Phoenix High senior Angel Meadows said she got more out of the impromptu work session than expected. For Meadows, 18, her senior year has been her first “normal year” of school since freshman year.
“I signed up initially because I needed more hours (toward graduation) for my Capstone project. But just doing the work and being out in the community was very rewarding,” said Meadows.
“We worked on PHS and then went over to do some work at Orchard Hill Elementary. I feel like, after the chaos we had all been through, this was really healing,” she said. “I feel like chaos tends to bring out the light in people. Even after all we’ve been through, we’re still together as one community and helping each other out.”
Phoenix High junior Makayla Hatfield-Calhoun brought her mom, Jessi Hatfield, along Saturday to help with debris pickup at a home in Talent. Hatfield-Calhoun climbed onto a work trailer to push down branches to make more room and helped her mom ready the load to be hauled away.
“Today was about helping at the schools and helping take care of those but also about helping in the community for people who really couldn’t do their own yard work on their own and needed help,” said Hatfield-Calhoun.
“Just being in the community and reaching out and making connections and being with friends. We almost didn’t have a school to come back to after the fires, and now both towns are healing — and we’re healing as one,” she said. “The students in our district share schools. Talent comes to Phoenix for high school and Phoenix goes to Talent for middle school. It’s one community.”
Megan Wilson, strategic initiatives and operations manager for US Cellular, said almost a dozen US Cellular employees chipped in for the work party and were excited to be part of Saturday’s energy.
“It’s good to be part of the community and helping with the school, and it's a lot of fun to help with something positive like this,” she said.
“Whenever there’s any type of disaster or a part of our community in need, we try to respond however we can. And we always love to pitch it on community projects like this. I love the willingness of our employees to be part of community.”
Five-year-old Kadence Walker, daughter of Phoenix High Principal Toby Walker, loaded branches onto a pickup truck and kept pace with adult volunteers with a big grin on her face.
“It feels good to help,” shrugged the kindergartener.
Walker said he was happy with the large turnout and the willing spirit of the volunteers.
“It’s been a lot these past couple years.

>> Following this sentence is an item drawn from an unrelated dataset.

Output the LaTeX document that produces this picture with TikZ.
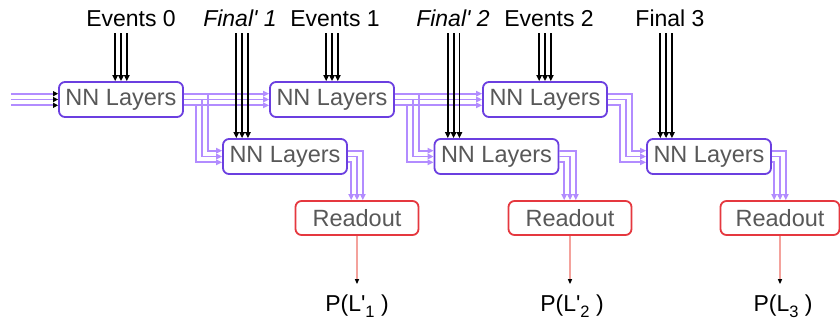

This was a way to give our kids an opportunity to serve and to give our staff and even our own personal families a chance to see how important it is to give back and to be there for our community.”
Teacher Carolena Campbell pitched in to help Saturday with her 5-year-old daughter. Campbell said the day was a great display of “Pirate Pride.”
“We have a phenomenal maintenance department, but there’s a lot of things they can’t always get to, so it was nice to help them out,” she said.
“It felt good to be out there. We’re hoping to get more requests next year. I think there’s an aspect of not as many people signing up because they think someone else might need it more. This was a really good thing for our students and our community and our schools.”
Talent homeowner Tracey Reichstein said the offer of help with her large yard brought her to tears. Reichstein’s husband passed away not long after the Almeda fire, leaving the widow to manage day-to-day life as well as the large backyard filled with branches and debris.
“I’ve been picking up all these branches for the last year and I don’t feel like I was going to ever get it all picked up. A former Phoenix teacher tagged me on their Facebook post about the clean-up, so I called and they said, ‘Yeah, we’ll fit you in!’” Reichstein said.
“I couldn’t believe how many volunteers showed up. I’ve been just overwhelmed with all the stuff I need help to do. It brought me to tears when they offered to help. I’m very grateful.”